After seeing Mamma Mia in the front row on Broadway one night, my mother, sister, and I were trying to make our way through a crowd of people to get back to Grand Central Station. We were clenching on to each other's pinkies, hoping we wouldn't get separated while navigating our way out of that overpowering swarm of people. Through all the chaos of trying to find our way out, I was still smiling. I didn't know one person in that crowd, and to be honest, many of them were probably very rude to us, but in a way, it made me happy to be surrounded by strangers. I still think back to how I felt that night, and I would give anything to feel that way again.
Since I'm a marketing major, I would really like to get a job in the city after college. Don't get me wrong, there's several opportunities for jobs wherever I end up after college, but I can see myself working on the 27th floor of a skyscraper overlooking a city. I plan on declaring a minor in journalism fairly soon, so as a true Mainer would say, it would be wicked cool to write for anything even remotely close to a newspaper or magazine.
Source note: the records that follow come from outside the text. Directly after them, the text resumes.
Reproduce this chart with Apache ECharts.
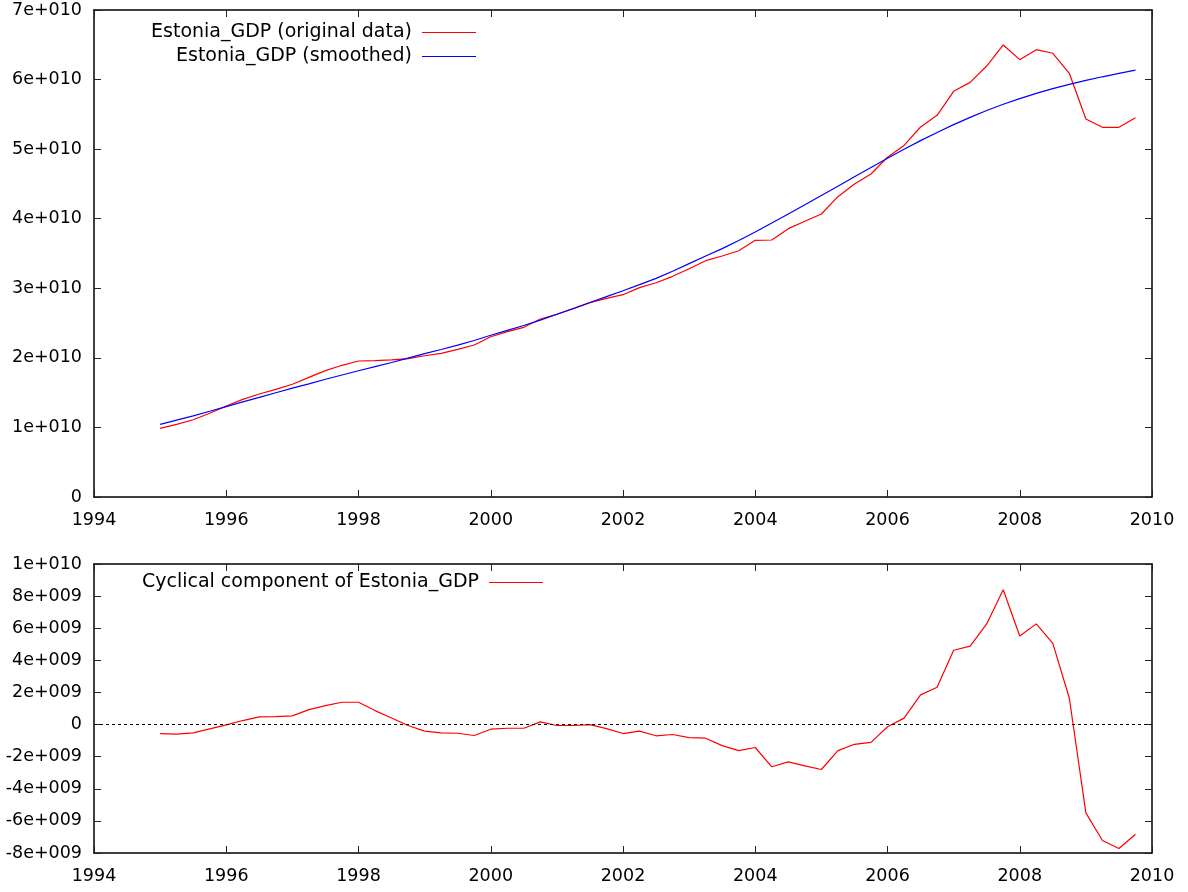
<!DOCTYPE html>
<html>
<head>
<meta charset="utf-8">
<script src="https://cdn.jsdelivr.net/npm/echarts@6/dist/echarts.min.js"></script>
<style>
html,body{margin:0;padding:0;background:#fff;}
#c{width:1188px;height:892px;}
</style>
</head>
<body>
<div id="c"></div>
<script>
const quarters = [1995,1995.25,1995.5,1995.75,1996,1996.25,1996.5,1996.75,1997,1997.25,1997.5,1997.75,1998,1998.25,1998.5,1998.75,1999,1999.25,1999.5,1999.75,2000,2000.25,2000.5,2000.75,2001,2001.25,2001.5,2001.75,2002,2002.25,2002.5,2002.75,2003,2003.25,2003.5,2003.75,2004,2004.25,2004.5,2004.75,2005,2005.25,2005.5,2005.75,2006,2006.25,2006.5,2006.75,2007,2007.25,2007.5,2007.75,2008,2008.25,2008.5,2008.75,2009,2009.25,2009.5,2009.75];

const originalGDP = [0.987e10,1.045e10,1.111e10,1.203e10,1.308e10,1.404e10,1.481e10,1.548e10,1.620e10,1.720e10,1.816e10,1.893e10,1.955e10,1.960e10,1.970e10,1.990e10,2.030e10,2.065e10,2.123e10,2.185e10,2.304e10,2.376e10,2.439e10,2.559e10,2.626e10,2.707e10,2.793e10,2.856e10,2.908e10,3.009e10,3.080e10,3.172e10,3.280e10,3.397e10,3.464e10,3.540e10,3.690e10,3.694e10,3.857e10,3.963e10,4.068e10,4.317e10,4.499e10,4.643e10,4.883e10,5.053e10,5.318e10,5.486e10,5.831e10,5.960e10,6.195e10,6.497e10,6.286e10,6.430e10,6.378e10,6.090e10,5.433e10,5.314e10,5.314e10,5.452e10];

const smoothedGDP = [1.043e10,1.105e10,1.165e10,1.232e10,1.300e10,1.368e10,1.433e10,1.499e10,1.564e10,1.627e10,1.692e10,1.754e10,1.815e10,1.874e10,1.933e10,1.996e10,2.060e10,2.120e10,2.182e10,2.250e10,2.325e10,2.395e10,2.465e10,2.543e10,2.626e10,2.710e10,2.795e10,2.880e10,2.964e10,3.052e10,3.143e10,3.245e10,3.355e10,3.465e10,3.570e10,3.688e10,3.810e10,3.938e10,4.068e10,4.200e10,4.333e10,4.467e10,4.602e10,4.737e10,4.870e10,4.998e10,5.122e10,5.240e10,5.352e10,5.457e10,5.555e10,5.645e10,5.727e10,5.802e10,5.870e10,5.932e10,5.988e10,6.040e10,6.090e10,6.135e10];

const cyclical = [-0.56e9,-0.60e9,-0.52e9,-0.27e9,-0.02e9,0.25e9,0.48e9,0.50e9,0.54e9,0.93e9,1.18e9,1.39e9,1.39e9,0.87e9,0.41e9,-0.06e9,-0.41e9,-0.52e9,-0.54e9,-0.68e9,-0.29e9,-0.23e9,-0.23e9,0.17e9,-0.06e9,-0.06e9,0.00e9,-0.25e9,-0.56e9,-0.41e9,-0.70e9,-0.62e9,-0.81e9,-0.85e9,-1.31e9,-1.62e9,-1.43e9,-2.63e9,-2.32e9,-2.57e9,-2.80e9,-1.62e9,-1.23e9,-1.11e9,-0.14e9,0.40e9,1.85e9,2.32e9,4.63e9,4.88e9,6.27e9,8.40e9,5.52e9,6.27e9,5.06e9,1.64e9,-5.50e9,-7.22e9,-7.72e9,-6.83e9];

const xTickLabels = ['1994','1996','1998','2000','2002','2004','2006','2008','2010'];
const topYTickLabels = ['0','1e+010','2e+010','3e+010','4e+010','5e+010','6e+010','7e+010'];
const bottomYTickLabels = ['-8e+009','-6e+009','-4e+009','-2e+009','0','2e+009','4e+009','6e+009','8e+009','1e+010'];

const FONT = 'DejaVu Sans';
const FS = 17.5;
const LFS = 19;

function zipXY(ys){ return quarters.map((x,i)=>[x,ys[i]]); }

const xMin=1994, xMax=2010, xInt=2;
const tMin=0, tMax=7e10, tInt=1e10;
const bMin=-8e9, bMax=1e10, bInt=2e9;

function lblFrom(arr,min,int){ return v => { const i=Math.round((v-min)/int); return arr[i]!==undefined?arr[i]:''; }; }

const tickStyle = {show:true, inside:true, length:7, lineStyle:{color:'#222', width:1}};
const axisLineStyle = {show:true, onZero:false, lineStyle:{color:'#000', width:1.5}};
const labelStyle = {color:'#000', fontFamily:FONT, fontSize:FS};

function xAxes(gi){
  return [
    {type:'value', gridIndex:gi, min:xMin, max:xMax, interval:xInt, position:'bottom',
     axisLine:axisLineStyle, axisTick:tickStyle, splitLine:{show:false},
     axisLabel:Object.assign({margin:14, formatter:lblFrom(xTickLabels,xMin,xInt)}, labelStyle)},
    {type:'value', gridIndex:gi, min:xMin, max:xMax, interval:xInt, position:'top',
     axisLine:axisLineStyle, axisTick:tickStyle, splitLine:{show:false}, axisLabel:{show:false}}
  ];
}
function yAxes(gi,min,max,int,labels){
  return [
    {type:'value', gridIndex:gi, min:min, max:max, interval:int, position:'left',
     axisLine:axisLineStyle, axisTick:tickStyle, splitLine:{show:false},
     axisLabel:Object.assign({margin:12, formatter:lblFrom(labels,min,int)}, labelStyle)},
    {type:'value', gridIndex:gi, min:min, max:max, interval:int, position:'right',
     axisLine:axisLineStyle, axisTick:tickStyle, splitLine:{show:false}, axisLabel:{show:false}}
  ];
}

const legendBase = {orient:'vertical', align:'right', padding:0, itemWidth:54, itemHeight:1, icon:'rect',
  textStyle:{color:'#000', fontFamily:FONT, fontSize:LFS, padding:[0,5,0,0]}};

const chart = echarts.init(document.getElementById('c'), null, {renderer:'canvas'});
chart.setOption({
  animation:false,
  backgroundColor:'#fff',
  grid:[
    {left:94, top:10, width:1058, height:487},
    {left:94, top:564, width:1058, height:289}
  ],
  xAxis:[].concat(xAxes(0), xAxes(1)),
  yAxis:[].concat(yAxes(0,tMin,tMax,tInt,topYTickLabels), yAxes(1,bMin,bMax,bInt,bottomYTickLabels)),
  legend:[
    Object.assign({right:712, top:23, data:['Estonia_GDP (original data)']}, legendBase),
    Object.assign({right:712, top:47, data:['Estonia_GDP (smoothed)']}, legendBase),
    Object.assign({right:645, top:573, data:['Cyclical component of Estonia_GDP']}, legendBase)
  ],
  series:[
    {name:'Estonia_GDP (original data)', type:'line', xAxisIndex:0, yAxisIndex:0, data:zipXY(originalGDP),
     symbol:'none', lineStyle:{color:'#ff0000', width:1.2}, itemStyle:{color:'#ff0000'}, z:3},
    {name:'Estonia_GDP (smoothed)', type:'line', xAxisIndex:0, yAxisIndex:0, data:zipXY(smoothedGDP),
     symbol:'none', lineStyle:{color:'#0000ff', width:1.2}, itemStyle:{color:'#0000ff'}, z:4},
    {name:'Cyclical component of Estonia_GDP', type:'line', xAxisIndex:2, yAxisIndex:2, data:zipXY(cyclical),
     symbol:'none', lineStyle:{color:'#ff0000', width:1.2}, itemStyle:{color:'#ff0000'}, z:3,
     markLine:{silent:true, symbol:['none','none'], label:{show:false},
       lineStyle:{color:'#000', type:[3,3], width:1}, data:[{yAxis:0}]}}
  ]
});
</script>
</body>
</html>
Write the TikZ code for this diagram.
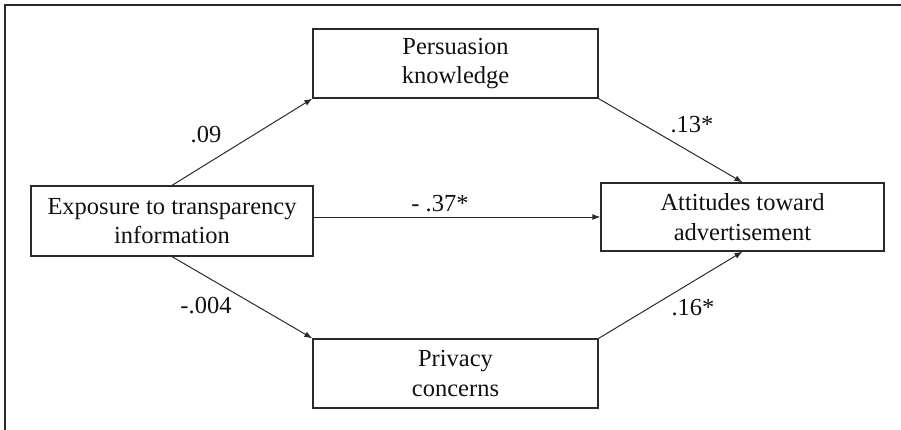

After watching several shows that take place in NYC, like How I Met Your Mother, Gossip Girl, Sex and the City, The Carrie Diaries, and Friends, I dream of one day taking a taxi, or walking several blocks to my job.
I realize that there's a small chance I'll find a job right after college that will pay enough for me to live and pay rent in the city, but for now, that's my dream. I need to branch out and stop being so scared of the unknown, and the city just may be my cure. I could end up feeling terrified and alone in a city of millions of strangers, but I will never know unless I try.
In the end, I owe it to myself to experience new things and maybe even scare myself along the way.